Step 3: Interest: Annie’s business became a solution of interest for these people. For this to happen, there are 2 options, either they have come across Annie’s business more than 5 – 6 times, or they were simply exposed to strong lead generation tactics, such as word of mouth from a trusted friend.
Step 4: Leads: These are the ones who get in contact with Annie’s business, and ask for a quotation or information; the ones who enter the sales process.
Step 5: Customer: Those who finally commit and buy into Annie’s offer.
This final phase is about understanding your own conversion rates to calculate your yearly business potential and clarify the weak points to maximise this potential.
Only you, as the business owner will know your conversion rates for each step of your marketing ladder.

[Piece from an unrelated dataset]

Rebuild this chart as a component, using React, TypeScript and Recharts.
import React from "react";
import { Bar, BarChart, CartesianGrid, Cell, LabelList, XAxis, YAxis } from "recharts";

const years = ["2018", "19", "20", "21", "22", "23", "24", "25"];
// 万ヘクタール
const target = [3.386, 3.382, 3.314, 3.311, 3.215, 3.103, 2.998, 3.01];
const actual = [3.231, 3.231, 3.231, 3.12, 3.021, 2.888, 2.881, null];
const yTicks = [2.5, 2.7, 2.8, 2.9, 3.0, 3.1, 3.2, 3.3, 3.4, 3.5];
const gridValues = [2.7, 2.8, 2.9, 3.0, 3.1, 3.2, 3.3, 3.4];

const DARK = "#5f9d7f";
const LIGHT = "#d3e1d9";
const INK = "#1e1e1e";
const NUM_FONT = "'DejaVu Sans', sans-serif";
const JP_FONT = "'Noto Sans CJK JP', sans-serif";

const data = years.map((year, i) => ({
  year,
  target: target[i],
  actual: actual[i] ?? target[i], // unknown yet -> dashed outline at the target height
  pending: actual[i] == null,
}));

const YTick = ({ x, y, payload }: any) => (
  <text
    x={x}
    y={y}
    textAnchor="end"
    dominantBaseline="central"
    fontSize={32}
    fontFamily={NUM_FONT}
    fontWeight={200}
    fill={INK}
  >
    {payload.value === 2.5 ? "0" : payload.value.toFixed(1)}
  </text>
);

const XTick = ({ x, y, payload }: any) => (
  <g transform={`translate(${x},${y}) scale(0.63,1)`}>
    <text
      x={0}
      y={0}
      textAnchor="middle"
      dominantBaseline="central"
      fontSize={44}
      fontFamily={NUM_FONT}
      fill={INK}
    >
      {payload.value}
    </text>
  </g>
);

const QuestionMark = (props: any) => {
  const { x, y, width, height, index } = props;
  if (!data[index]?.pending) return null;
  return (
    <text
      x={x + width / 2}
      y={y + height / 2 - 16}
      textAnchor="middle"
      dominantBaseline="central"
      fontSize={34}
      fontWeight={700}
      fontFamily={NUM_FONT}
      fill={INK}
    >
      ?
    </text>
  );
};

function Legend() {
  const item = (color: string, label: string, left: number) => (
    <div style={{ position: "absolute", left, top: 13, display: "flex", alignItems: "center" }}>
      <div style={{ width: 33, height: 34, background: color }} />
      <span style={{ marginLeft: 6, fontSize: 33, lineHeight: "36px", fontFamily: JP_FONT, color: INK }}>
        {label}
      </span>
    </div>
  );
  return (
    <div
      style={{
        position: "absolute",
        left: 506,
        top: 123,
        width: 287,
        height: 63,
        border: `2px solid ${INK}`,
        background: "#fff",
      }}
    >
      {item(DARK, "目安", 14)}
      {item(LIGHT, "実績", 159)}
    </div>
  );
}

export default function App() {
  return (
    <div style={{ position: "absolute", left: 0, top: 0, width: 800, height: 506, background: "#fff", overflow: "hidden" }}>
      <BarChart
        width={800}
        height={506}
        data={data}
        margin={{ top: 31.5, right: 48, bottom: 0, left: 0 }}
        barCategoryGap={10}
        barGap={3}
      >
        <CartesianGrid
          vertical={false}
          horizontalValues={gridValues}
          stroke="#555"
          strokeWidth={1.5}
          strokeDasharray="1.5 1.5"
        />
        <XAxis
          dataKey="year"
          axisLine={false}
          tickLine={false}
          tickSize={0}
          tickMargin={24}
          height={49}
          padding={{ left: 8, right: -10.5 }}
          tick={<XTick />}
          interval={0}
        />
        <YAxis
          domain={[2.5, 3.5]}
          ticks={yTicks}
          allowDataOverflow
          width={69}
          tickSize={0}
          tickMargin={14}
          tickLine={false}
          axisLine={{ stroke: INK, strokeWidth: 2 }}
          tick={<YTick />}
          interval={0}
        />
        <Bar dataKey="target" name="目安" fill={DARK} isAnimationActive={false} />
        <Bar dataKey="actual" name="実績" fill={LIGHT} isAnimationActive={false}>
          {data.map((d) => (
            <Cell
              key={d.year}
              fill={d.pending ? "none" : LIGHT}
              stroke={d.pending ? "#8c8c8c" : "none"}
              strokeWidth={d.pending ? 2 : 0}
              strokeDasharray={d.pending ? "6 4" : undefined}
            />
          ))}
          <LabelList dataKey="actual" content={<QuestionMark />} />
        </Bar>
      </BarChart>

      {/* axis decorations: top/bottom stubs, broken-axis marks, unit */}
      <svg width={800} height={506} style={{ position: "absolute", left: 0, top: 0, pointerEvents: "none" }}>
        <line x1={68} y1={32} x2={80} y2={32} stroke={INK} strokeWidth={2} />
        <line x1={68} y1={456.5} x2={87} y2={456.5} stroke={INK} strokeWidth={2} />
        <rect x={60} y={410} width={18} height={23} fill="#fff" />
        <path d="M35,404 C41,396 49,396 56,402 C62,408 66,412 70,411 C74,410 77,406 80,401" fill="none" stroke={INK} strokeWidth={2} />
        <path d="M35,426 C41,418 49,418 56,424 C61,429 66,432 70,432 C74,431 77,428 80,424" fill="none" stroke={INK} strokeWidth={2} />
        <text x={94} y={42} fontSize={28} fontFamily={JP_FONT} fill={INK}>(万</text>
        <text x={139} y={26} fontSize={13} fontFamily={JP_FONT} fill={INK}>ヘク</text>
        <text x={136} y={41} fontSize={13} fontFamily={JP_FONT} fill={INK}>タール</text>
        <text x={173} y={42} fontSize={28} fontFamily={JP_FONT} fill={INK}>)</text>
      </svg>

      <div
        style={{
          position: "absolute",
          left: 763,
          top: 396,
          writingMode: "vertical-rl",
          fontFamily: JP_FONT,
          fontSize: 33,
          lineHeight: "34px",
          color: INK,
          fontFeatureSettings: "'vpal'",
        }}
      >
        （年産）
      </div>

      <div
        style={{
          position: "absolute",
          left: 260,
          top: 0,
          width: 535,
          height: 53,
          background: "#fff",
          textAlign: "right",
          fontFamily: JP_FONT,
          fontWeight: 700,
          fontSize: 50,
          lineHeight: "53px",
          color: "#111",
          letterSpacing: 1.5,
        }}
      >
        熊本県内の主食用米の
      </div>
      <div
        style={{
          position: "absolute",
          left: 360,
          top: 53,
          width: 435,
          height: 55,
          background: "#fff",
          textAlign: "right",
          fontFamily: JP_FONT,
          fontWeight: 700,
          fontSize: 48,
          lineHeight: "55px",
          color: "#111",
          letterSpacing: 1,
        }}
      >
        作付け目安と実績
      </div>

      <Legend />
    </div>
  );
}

If you haven’t measured them in the past, you will probably have an intuitive answer to the following questions.
However, as a rule of thumb, in the world of microbusinesses the conversion rate increases with each step. More often, your marketing conversions, from pool to Aware, from Aware to Interested would be less strong than from Lead to Conversion.
- What is the percentage of people who might be exposed to you your marketing activities amongst your pool of ideal customers?
- How many of them were contacted more than 5 – 6 times or could have had heard about you from a trusted person? Think about how long have you been in the market, if you have been doing business for more than 5 years, chances are you have built your reputation and you have some strong word of mouth allies. If not, you are relying purely on your marketing efforts and if that is the case, your rates might be lower.
- How many interested people would actually contact you and become a real lead? In general, this step should have high conversion rates if there is urgency and scarcity. Therefore, offers and timely marketing activities can help you keep those rates high.
- Finally, easiest to measure sales conversion rates. How many leads become customers of yours?
When you put the percentages on each conversion, all you need to do is to calculate your numbers and see how much yearly revenue / clients are we talking about.
But moreover, the benefit of this exercise is not to give you a high limit, but show you the possibility there for you. In Annie’s case, the real possibility was 2,520 weddings = £3,780,00 in turnover.
Capturing this market might not be feasible with her current business, but this exercise clarifies where the weaknesses are and where conversion rates could be optimised to close the gap between the potential and reality of her business.